Direction: Gather from the material every line that contains the string "React".

========================================

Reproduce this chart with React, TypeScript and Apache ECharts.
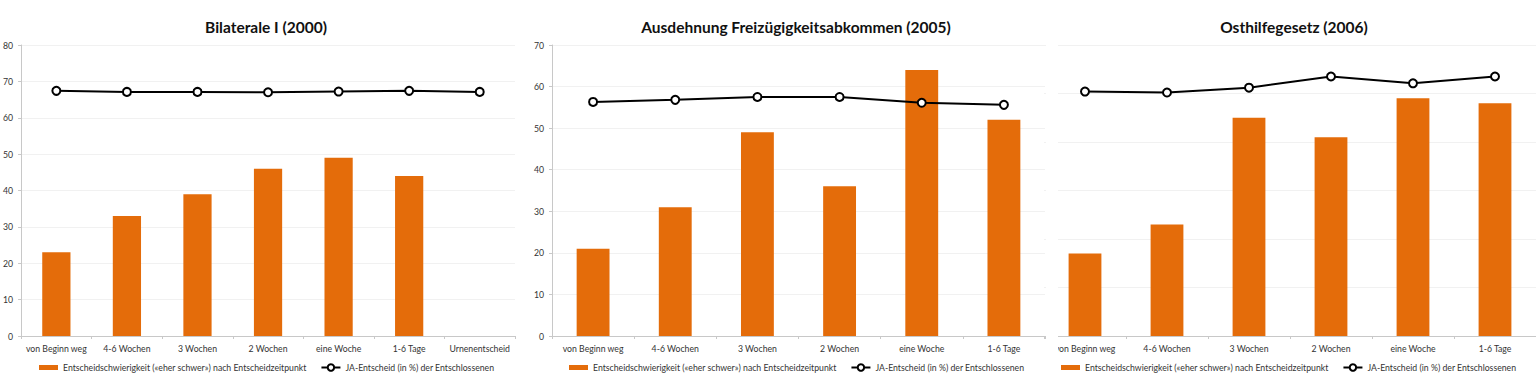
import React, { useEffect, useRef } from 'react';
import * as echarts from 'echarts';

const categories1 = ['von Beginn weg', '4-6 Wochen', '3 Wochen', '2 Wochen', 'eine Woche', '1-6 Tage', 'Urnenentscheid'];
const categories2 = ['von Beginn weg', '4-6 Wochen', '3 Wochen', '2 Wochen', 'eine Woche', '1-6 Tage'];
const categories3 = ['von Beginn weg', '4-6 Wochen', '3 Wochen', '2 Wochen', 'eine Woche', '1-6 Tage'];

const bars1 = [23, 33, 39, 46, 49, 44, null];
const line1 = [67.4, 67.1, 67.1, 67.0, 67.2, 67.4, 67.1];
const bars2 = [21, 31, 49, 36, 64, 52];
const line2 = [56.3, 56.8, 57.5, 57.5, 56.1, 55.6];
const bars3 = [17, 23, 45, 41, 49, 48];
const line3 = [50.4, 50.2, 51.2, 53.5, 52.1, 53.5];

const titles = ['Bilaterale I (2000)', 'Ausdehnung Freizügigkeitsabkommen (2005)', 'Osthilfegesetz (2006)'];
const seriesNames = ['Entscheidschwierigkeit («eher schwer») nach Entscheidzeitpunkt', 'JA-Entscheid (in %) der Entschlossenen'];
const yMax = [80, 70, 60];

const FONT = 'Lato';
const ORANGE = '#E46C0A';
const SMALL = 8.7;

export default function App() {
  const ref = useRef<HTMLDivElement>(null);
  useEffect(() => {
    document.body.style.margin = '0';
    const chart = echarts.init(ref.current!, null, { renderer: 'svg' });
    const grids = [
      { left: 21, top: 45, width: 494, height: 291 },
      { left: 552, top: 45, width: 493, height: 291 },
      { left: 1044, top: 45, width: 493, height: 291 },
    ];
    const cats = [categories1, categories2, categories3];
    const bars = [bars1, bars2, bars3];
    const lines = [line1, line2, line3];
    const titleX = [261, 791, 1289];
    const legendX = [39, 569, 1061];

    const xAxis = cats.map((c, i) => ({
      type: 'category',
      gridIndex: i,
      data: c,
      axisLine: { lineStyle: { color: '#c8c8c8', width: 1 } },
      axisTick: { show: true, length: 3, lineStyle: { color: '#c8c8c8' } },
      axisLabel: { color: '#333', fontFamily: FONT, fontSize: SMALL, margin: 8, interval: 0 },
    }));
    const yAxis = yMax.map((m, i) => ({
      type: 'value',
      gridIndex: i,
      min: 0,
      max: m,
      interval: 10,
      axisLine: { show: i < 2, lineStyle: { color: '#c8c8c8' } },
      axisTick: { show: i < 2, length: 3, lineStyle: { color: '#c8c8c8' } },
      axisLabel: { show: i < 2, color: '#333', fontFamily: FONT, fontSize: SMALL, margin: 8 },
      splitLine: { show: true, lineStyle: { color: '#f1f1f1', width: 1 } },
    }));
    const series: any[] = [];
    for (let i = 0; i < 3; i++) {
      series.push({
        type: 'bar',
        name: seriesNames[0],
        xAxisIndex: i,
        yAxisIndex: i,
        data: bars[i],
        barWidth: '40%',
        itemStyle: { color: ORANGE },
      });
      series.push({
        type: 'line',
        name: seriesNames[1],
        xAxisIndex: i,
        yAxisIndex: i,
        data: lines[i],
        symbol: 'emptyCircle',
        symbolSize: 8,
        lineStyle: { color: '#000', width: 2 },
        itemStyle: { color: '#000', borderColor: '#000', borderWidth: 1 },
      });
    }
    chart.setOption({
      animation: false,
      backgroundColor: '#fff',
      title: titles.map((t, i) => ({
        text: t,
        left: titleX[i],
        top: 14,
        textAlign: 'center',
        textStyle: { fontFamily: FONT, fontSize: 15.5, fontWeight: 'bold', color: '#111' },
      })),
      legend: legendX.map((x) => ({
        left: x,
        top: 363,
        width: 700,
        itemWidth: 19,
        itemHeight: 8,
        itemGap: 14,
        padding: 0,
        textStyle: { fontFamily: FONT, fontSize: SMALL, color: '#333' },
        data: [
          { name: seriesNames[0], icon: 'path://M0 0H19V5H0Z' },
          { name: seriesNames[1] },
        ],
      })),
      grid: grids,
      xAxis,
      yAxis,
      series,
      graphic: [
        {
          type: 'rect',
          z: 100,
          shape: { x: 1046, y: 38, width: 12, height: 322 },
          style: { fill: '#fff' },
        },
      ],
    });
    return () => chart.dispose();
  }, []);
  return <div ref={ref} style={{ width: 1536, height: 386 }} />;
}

========================================

Written answer:
Reproduce this chart with React, TypeScript and Apache ECharts.
import React, { useEffect, useRef } from 'react';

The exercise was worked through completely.